There are two important angles to the issue of demographics. First, consider who your customers are and how important their proximity to your location is.
Then take a look at the community. If your customer base is local, does a sufficient percentage of that population match your customer profile to support your business? Does the community have a stable economic base that will provide a healthy environment for your business? Be cautious when considering communities that are largely dependent on a particular industry for their economy; a downturn could be bad for business.
Now think about your work force. What skills do you need, and are people with those talents available? Does the community have the resources to serve their needs? Is there sufficient housing in the appropriate price range? Will your employees find the schools, recreational opportunities, culture, and other aspects of the community satisfactory?
Accessibility and parking.
Consider how accessible the facility will be for everyone who’ll be using it—customers, employees, and suppliers. If you’re on a busy street, how easy is it for cars to get in and out of your parking lot? Is the facility accessible to people with disabilities? What sort of deliveries are you likely to receive, and will your suppliers be able to easily and efficiently get materials to your business? Small-package couriers need to get in and out quickly; trucking companies need adequate roads and loading docks if you’re going to be receiving freight on pallets.
Find out about the days and hours of service and access to locations you’re considering. Are the heating and cooling systems left on or turned off at night and on weekends? If you’re inside an office building, are there periods when exterior doors are locked and, if so, can you have keys? A beautiful office building at a great price is a lousy deal if you plan to work weekends but the building is closed on weekends—or they allow you access, but the air conditioning and heat are turned off so you roast in the summer and freeze in the winter.
Be sure there’s ample convenient parking for both customers and employees.
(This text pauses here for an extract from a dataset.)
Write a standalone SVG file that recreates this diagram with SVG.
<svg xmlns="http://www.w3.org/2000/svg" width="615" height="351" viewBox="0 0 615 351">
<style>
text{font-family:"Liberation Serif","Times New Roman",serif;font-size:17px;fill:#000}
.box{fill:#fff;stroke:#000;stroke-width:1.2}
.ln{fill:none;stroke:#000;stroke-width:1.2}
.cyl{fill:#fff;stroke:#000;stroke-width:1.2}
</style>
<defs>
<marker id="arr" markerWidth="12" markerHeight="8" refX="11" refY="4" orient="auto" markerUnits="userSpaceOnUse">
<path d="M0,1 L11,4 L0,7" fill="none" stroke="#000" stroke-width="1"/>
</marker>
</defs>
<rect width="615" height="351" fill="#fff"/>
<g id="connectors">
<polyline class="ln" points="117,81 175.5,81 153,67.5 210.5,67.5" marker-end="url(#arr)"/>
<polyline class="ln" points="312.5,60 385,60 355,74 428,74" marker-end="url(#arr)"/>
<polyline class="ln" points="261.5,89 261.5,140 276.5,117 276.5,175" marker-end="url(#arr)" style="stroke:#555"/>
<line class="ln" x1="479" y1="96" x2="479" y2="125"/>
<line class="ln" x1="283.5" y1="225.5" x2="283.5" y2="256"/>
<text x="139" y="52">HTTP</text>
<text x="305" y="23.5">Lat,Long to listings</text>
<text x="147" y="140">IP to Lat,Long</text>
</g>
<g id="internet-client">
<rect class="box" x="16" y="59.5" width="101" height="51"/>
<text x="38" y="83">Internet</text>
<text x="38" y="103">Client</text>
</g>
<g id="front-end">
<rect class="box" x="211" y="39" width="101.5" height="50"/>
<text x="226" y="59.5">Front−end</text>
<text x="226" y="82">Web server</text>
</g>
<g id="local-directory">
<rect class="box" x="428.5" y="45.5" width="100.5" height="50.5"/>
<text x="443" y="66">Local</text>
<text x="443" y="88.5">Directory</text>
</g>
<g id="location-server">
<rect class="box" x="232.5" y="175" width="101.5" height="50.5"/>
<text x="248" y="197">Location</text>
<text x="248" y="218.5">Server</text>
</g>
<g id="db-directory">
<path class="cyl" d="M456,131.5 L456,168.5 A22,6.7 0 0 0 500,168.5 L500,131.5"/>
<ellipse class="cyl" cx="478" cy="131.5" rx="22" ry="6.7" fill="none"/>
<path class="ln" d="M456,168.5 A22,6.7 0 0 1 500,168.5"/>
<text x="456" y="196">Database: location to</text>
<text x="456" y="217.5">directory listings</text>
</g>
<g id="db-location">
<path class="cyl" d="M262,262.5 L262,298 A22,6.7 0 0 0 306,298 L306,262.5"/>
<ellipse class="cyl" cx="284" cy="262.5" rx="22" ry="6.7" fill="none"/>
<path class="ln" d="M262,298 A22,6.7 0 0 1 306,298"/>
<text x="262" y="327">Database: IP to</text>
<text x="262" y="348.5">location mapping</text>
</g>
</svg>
As with foot traffic, take the time to monitor the facility at various times and days to see how the demand for parking fluctuates. Also make sure the parking lot is well-maintained and adequately lighted.
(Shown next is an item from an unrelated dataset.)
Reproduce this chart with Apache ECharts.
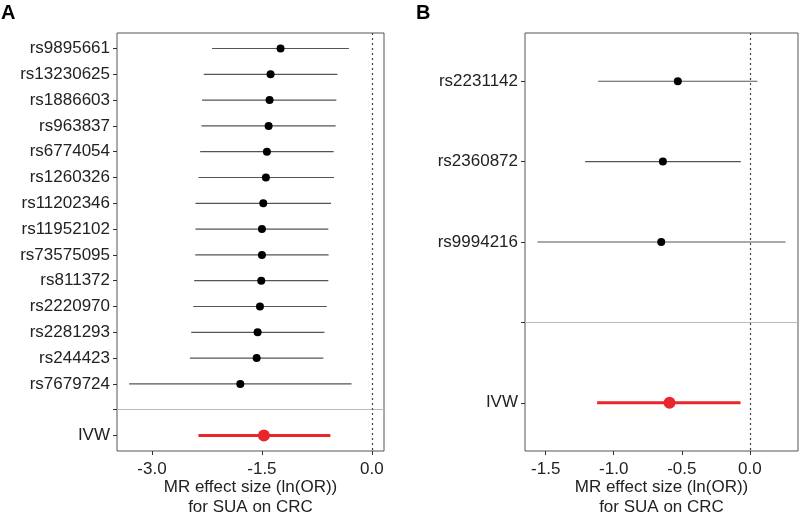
<!DOCTYPE html>
<html>
<head>
<meta charset="utf-8">
<script src="https://cdn.jsdelivr.net/npm/echarts@6/dist/echarts.min.js"></script>
<style>
  html, body { margin: 0; padding: 0; background: #fff; }
  #main { width: 800px; height: 514px; }
</style>
</head>
<body>
<div id="main"></div>
<script>
// panel A: SNP estimates
var snpA = ['rs9895661', 'rs13230625', 'rs1886603', 'rs963837', 'rs6774054', 'rs1260326',
  'rs11202346', 'rs11952102', 'rs73575095', 'rs811372', 'rs2220970', 'rs2281293',
  'rs244423', 'rs7679724'];
var betaA = [-1.246, -1.382, -1.396, -1.409, -1.432, -1.446, -1.482, -1.500, -1.500, -1.509, -1.527, -1.559, -1.572, -1.795];
var lowA = [-2.180, -2.293, -2.316, -2.325, -2.343, -2.366, -2.407, -2.407, -2.410, -2.424, -2.438, -2.465, -2.483, -3.312];
var upA = [-0.313, -0.471, -0.485, -0.494, -0.521, -0.517, -0.557, -0.594, -0.590, -0.594, -0.616, -0.648, -0.662, -0.277];
var ivwA = [-1.473, -2.366, -0.566]; // beta, low, up
var ticksA = [-3.0, -1.5, 0.0];

// panel B
var snpB = ['rs2231142', 'rs2360872', 'rs9994216'];
var betaB = [-0.529, -0.639, -0.651];
var lowB = [-1.115, -1.210, -1.561];
var upB = [0.056, -0.066, 0.263];
var ivwB = [-0.590, -1.122, -0.068];
var ticksB = [-1.5, -1.0, -0.5, 0.0];

var axisTitle = 'MR effect size (ln(OR))\nfor SUA on CRC';
var font = 'Liberation Sans, Arial, Helvetica, sans-serif';

var chart = echarts.init(document.getElementById('main'));

// x range like ggplot: data range incl. 0, expanded 5% each side
function xRange(low, up) {
  var lo = Math.min.apply(null, low.concat([0]));
  var hi = Math.max.apply(null, up.concat([0]));
  var pad = (hi - lo) * 0.05;
  return [lo - pad, hi + pad];
}

function buildPanel(k, snps, beta, low, up, ivw, ticks) {
  var labels = snps.concat(['', 'IVW']);
  var idx = labels.map(function (d, i) { return i; });
  var sepIdx = snps.length;
  var ivwIdx = snps.length + 1;
  var rng = xRange(low.concat([ivw[1]]), up.concat([ivw[2]]));

  var xAxis = {
    type: 'value', gridIndex: k, min: rng[0], max: rng[1],
    axisLine: { show: false, onZero: false },
    splitLine: { show: false },
    axisTick: { customValues: ticks, length: 4, lineStyle: { color: '#333' } },
    axisLabel: {
      customValues: ticks, margin: 10, color: '#222', fontSize: 17, fontFamily: font,
      formatter: function (v) { return v.toFixed(1); }
    },
    name: axisTitle, nameLocation: 'middle', nameGap: 26, nameMoveOverlap: false,
    nameTextStyle: { color: '#222', fontSize: 17, fontFamily: font, lineHeight: 20 }
  };
  var yAxis = {
    type: 'value', gridIndex: k, inverse: true, min: -0.6, max: labels.length - 0.4,
    axisLine: { show: false, onZero: false },
    splitLine: { show: false },
    axisTick: { customValues: idx, length: 4, lineStyle: { color: '#333' } },
    axisLabel: {
      customValues: idx, margin: 7, color: '#222', fontSize: 17, fontFamily: font,
      formatter: function (v) { return labels[Math.round(v)] || ''; }
    }
  };

  var barData = snps.map(function (s, i) { return [low[i], up[i], i]; });
  function barRender(color, width) {
    return function (params, api) {
      var a = api.coord([api.value(0), api.value(2)]);
      var b = api.coord([api.value(1), api.value(2)]);
      return {
        type: 'line',
        shape: { x1: a[0], y1: a[1], x2: b[0], y2: b[1] },
        style: { stroke: color, lineWidth: width }
      };
    };
  }

  var series = [
    {
      type: 'custom', xAxisIndex: k, yAxisIndex: k,
      data: barData, encode: { x: [0, 1], y: 2 },
      renderItem: barRender('#555', 1.2),
      silent: true,
      markLine: {
        silent: true, symbol: 'none', label: { show: false },
        data: [
          { yAxis: sepIdx, lineStyle: { color: '#bbb', width: 1, type: 'solid' } },
          { xAxis: 0, lineStyle: { color: '#444', width: 1.2, type: [2, 3] } }
        ]
      }
    },
    {
      type: 'custom', xAxisIndex: k, yAxisIndex: k,
      data: [[ivw[1], ivw[2], ivwIdx]], encode: { x: [0, 1], y: 2 },
      renderItem: barRender('#e8262b', 3),
      silent: true
    },
    {
      type: 'scatter', xAxisIndex: k, yAxisIndex: k,
      data: beta.map(function (b, i) { return [b, i]; }),
      symbolSize: 8, itemStyle: { color: '#000', opacity: 1 }, silent: true
    },
    {
      type: 'scatter', xAxisIndex: k, yAxisIndex: k,
      data: [[ivw[0], ivwIdx]],
      symbolSize: 12, itemStyle: { color: '#e8262b', opacity: 1 }, silent: true
    }
  ];
  return { xAxis: xAxis, yAxis: yAxis, series: series };
}

var pA = buildPanel(0, snpA, betaA, lowA, upA, ivwA, ticksA);
var pB = buildPanel(1, snpB, betaB, lowB, upB, ivwB, ticksB);

var option = {
  animation: false,
  backgroundColor: '#fff',
  graphic: [
    { type: 'text', left: 1, top: 3, style: { text: 'A', fontSize: 20, fontWeight: 'bold', fontFamily: font, fill: '#000' } },
    { type: 'text', left: 416, top: 3, style: { text: 'B', fontSize: 20, fontWeight: 'bold', fontFamily: font, fill: '#000' } }
  ],
  grid: [
    { left: 117, top: 33, width: 267, height: 418, outerBoundsMode: 'none', containLabel: false,
      show: true, borderColor: '#555', borderWidth: 1, backgroundColor: 'transparent' },
    { left: 525, top: 33, width: 273, height: 418, outerBoundsMode: 'none', containLabel: false,
      show: true, borderColor: '#555', borderWidth: 1, backgroundColor: 'transparent' }
  ],
  xAxis: [pA.xAxis, pB.xAxis],
  yAxis: [pA.yAxis, pB.yAxis],
  series: pA.series.concat(pB.series)
};

chart.setOption(option);
</script>
</body>
</html>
Proximity to other businesses and services.
Take a look at what other businesses and services are in the vicinity from two key perspectives. First, see if you can benefit from nearby businesses—by the customer traffic they generate—because those companies and their employees could become your customers, or because it may be convenient and efficient for you to be their customer.
Second, look at how they’ll enrich the quality of your company as a workplace. Does the vicinity have an adequate selection of restaurants so your employees have places to go for lunch? Is there a nearby day-care center for employees with children? Are other shops and services you and your employees might want conveniently located?
Image and history of the site.
What does this address say about your company? Particularly if you’re targeting a local market, be sure your location accurately reflects the image you want to project. It’s also a good idea to check out the history of the site. Consider how it’s evolved over the years.
Ask about previous tenants. If you’re opening a restaurant where five restaurants have failed, you may be starting off with an insurmountable handicap—either because there’s something wrong with the location or because the public will assume your business will go the way of the previous tenants. If several types of businesses have been there and failed, do some research to find out why—you need to confirm whether the problem was with the businesses or the location. That previous occupants have been wildly successful is certainly a good sign, but temper that with information on what type of businesses they were compared to yours.
Find out if any ordinances or zoning restrictions could affect your business in any way. Check for the specific location you’re considering as well as neighboring properties—you probably don’t want a liquor store opening up next to your day-care center.
The building’s infrastructure.
Many older buildings don’t have the necessary infrastructure to support the high-tech needs of contemporary operations. Make sure the building has adequate electrical, air conditioning, and telecommunications service to meet your present and future needs. It’s a good idea to hire an independent engineer to check this out for you so you’re sure to have an objective evaluation.
Utilities and other costs.
Rent composes the major portion of your ongoing facilities expense, but consider extras such as utilities—they’re included in some leases but not in others. If they’re not included, ask the utility company for a summary of the previous year’s usage and billing for the site. Also find out what kind of security deposits the various utility providers require so you can develop an accurate move-in budget; however, you may not need a deposit if you have an established payment record with the company.
If you have to provide your own janitorial service, what will it cost? What are insurance rates for the area? Do you have to pay extra for parking? Consider all your location-related expenses, and factor them into your decision.